The Captive is the fifth book of the seven-volume In Search of Lost Time / Rememberances. For audiobook purposes, it is divided into two parts, this being the second. As with this entire series, it is beautifully narrated by Neville Jason.

Albertine remains a captive of sorts. The narrator literally transforms his jealousy into a fine art. Duplicity of speech is the order of the day. In a side show, the Verdurins engineer an extraordinary quarrel between Morel and M. de Charlus, so claiming Morel for themselves.

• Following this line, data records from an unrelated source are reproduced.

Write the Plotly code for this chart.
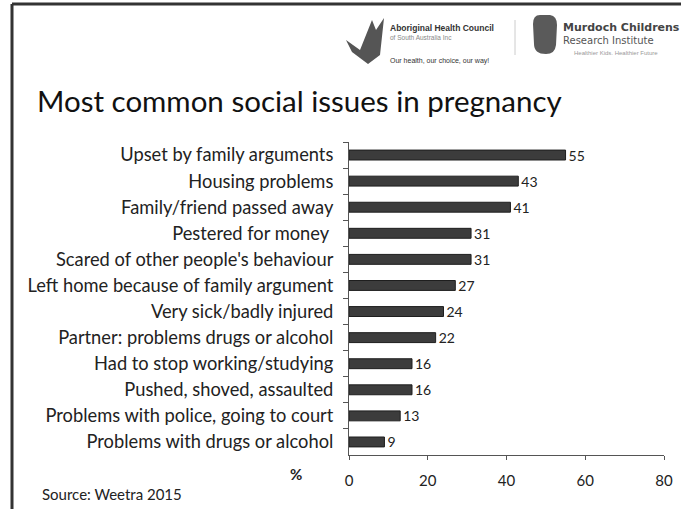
import plotly.graph_objects as go

categories = [
    "Upset by family arguments",
    "Housing problems",
    "Family/friend passed away",
    "Pestered for money ",
    "Scared of other people's behaviour",
    "Left home because of family argument",
    "Very sick/badly injured",
    "Partner: problems drugs or alcohol",
    "Had to stop working/studying",
    "Pushed, shoved, assaulted",
    "Problems with police, going to court",
    "Problems with drugs or alcohol",
]
values = [55, 43, 41, 31, 31, 27, 24, 22, 16, 16, 13, 9]
x_ticks = [0, 20, 40, 60, 80]

W, H = 681, 509
ML, MR, MT, MB = 349, 17, 142, 54
PW, PH = W - ML - MR, H - MT - MB

def px(x):
    return (x - ML) / PW

def py(y):
    return (H - MB - y) / PH

FONT = "Lato"

fig = go.Figure(go.Bar(
    x=values, y=categories, orientation="h",
    marker=dict(color="#3c3c3c", line=dict(color="#1e1e1e", width=1)),
    text=[str(v) for v in values], textposition="outside", constraintext="none",
    textfont=dict(family=FONT, size=14, color="#222222"),
    cliponaxis=False,
))

def blob_path():
    return (f"M {px(540)},{py(15)} L {px(550)},{py(15)} Q {px(557)},{py(16)} {px(557)},{py(25)} "
            f"L {px(556)},{py(45)} Q {px(555)},{py(54)} {px(546)},{py(54)} "
            f"Q {px(534)},{py(54)} {px(534)},{py(44)} L {px(533)},{py(24)} "
            f"Q {px(533)},{py(15)} {px(540)},{py(15)} Z")

shapes = [
    # frame
    dict(type="line", xref="paper", yref="paper", x0=px(12), x1=px(681), y0=py(4), y1=py(4),
         line=dict(color="#333333", width=3)),
    dict(type="line", xref="paper", yref="paper", x0=px(12), x1=px(12), y0=py(4), y1=py(509),
         line=dict(color="#333333", width=3)),
    # separator between logos
    dict(type="line", xref="paper", yref="paper", x0=px(515), x1=px(515), y0=py(20), y1=py(55),
         line=dict(color="#cccccc", width=1)),
    # Murdoch blob
    dict(type="path", xref="paper", yref="paper", path=blob_path(),
         fillcolor="#5a5a5a", line=dict(width=0)),
    # Aboriginal logo approximation
    dict(type="path", xref="paper", yref="paper",
         path=(f"M {px(346)},{py(40)} L {px(360)},{py(50)} L {px(372)},{py(20)} "
               f"L {px(376)},{py(30)} L {px(384)},{py(18)} L {px(380)},{py(55)} "
               f"L {px(368)},{py(64)} L {px(352)},{py(52)} Z"),
         fillcolor="#555555", line=dict(width=0)),
]

def ann(text, x, y, size, color="#222222", family=FONT, xanchor="left"):
    return dict(text=text, x=px(x), y=py(y), xref="paper", yref="paper", showarrow=False,
                xanchor=xanchor, yanchor="middle", font=dict(family=family, size=size, color=color))

annotations = [
    ann("Most common social issues in pregnancy", 35, 100, 29.5, "#111111"),
    ann("<b>%</b>", 304, 474, 15, xanchor="right"),
    ann("Source: Weetra 2015", 40, 494, 15),
    ann("<b>Aboriginal Health Council</b>", 388, 28, 8.5, "#333333", "Liberation Sans"),
    ann("of South Australia Inc", 388, 38, 6.5, "#888888", "Liberation Sans"),
    ann("Our health, our choice, our way!", 388, 61, 7, "#333333", "Liberation Sans"),
    ann("<b>Murdoch Childrens</b>", 561, 27, 11, "#444444", "DejaVu Sans"),
    ann("Research Institute", 561, 41, 10, "#555555", "DejaVu Sans"),
    ann("Healthier Kids. Healthier Future", 572, 53, 6, "#999999", "Liberation Sans"),
]

fig.update_layout(
    width=W, height=H,
    margin=dict(l=ML, r=MR, t=MT, b=MB, autoexpand=False),
    paper_bgcolor="white", plot_bgcolor="white",
    showlegend=False, bargap=0.62,
    shapes=shapes, annotations=annotations,
    xaxis=dict(range=[0, 80], tickvals=x_ticks, showgrid=False, zeroline=False,
               showline=True, linecolor="#555555", linewidth=1,
               ticks="outside", ticklen=4, tickcolor="#555555",
               tickfont=dict(family=FONT, size=15, color="#222222"), ticklabelstandoff=8),
    yaxis=dict(autorange="reversed", showgrid=False, zeroline=False,
               showline=True, linecolor="#555555", linewidth=1,
               ticks="outside", ticklen=5, tickcolor="#555555", tickson="boundaries",
               tickfont=dict(family=FONT, size=18.3, color="#222222"), ticklabelstandoff=11),
)

fig.write_html("out.html")
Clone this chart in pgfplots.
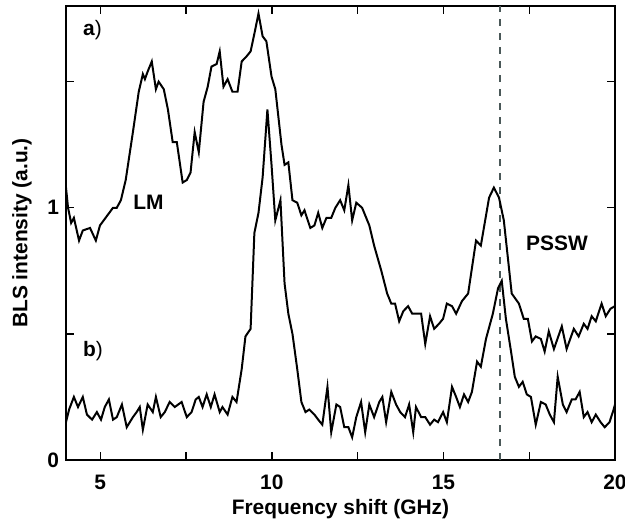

Proust tends to confine his violence to the verbal variety, and this volume does not lack for cutting speech. However perhaps the phrase that will stick most with the reader, or listener, is a poignant one. The narrator pretends to Albertine that they must and will part forever. She meekly accepts this, and looking around the room in his home, at the pianola, and the blue satin armchairs, she responds, "I still cannot make myself realise that I shall not see all this again, to-morrow, or the next day, or ever. Poor little room. It seems to me quite impossible; I cannot get it into my head." This phrase will come to haunt him.

As I have noted before, Proust is an unhurried author, who delights in ordinary events (and some that are rather out of the ordinary). If you like really wonderful writing, a relaxed pace, and are after a break from a diet of thrillers, you will really like this.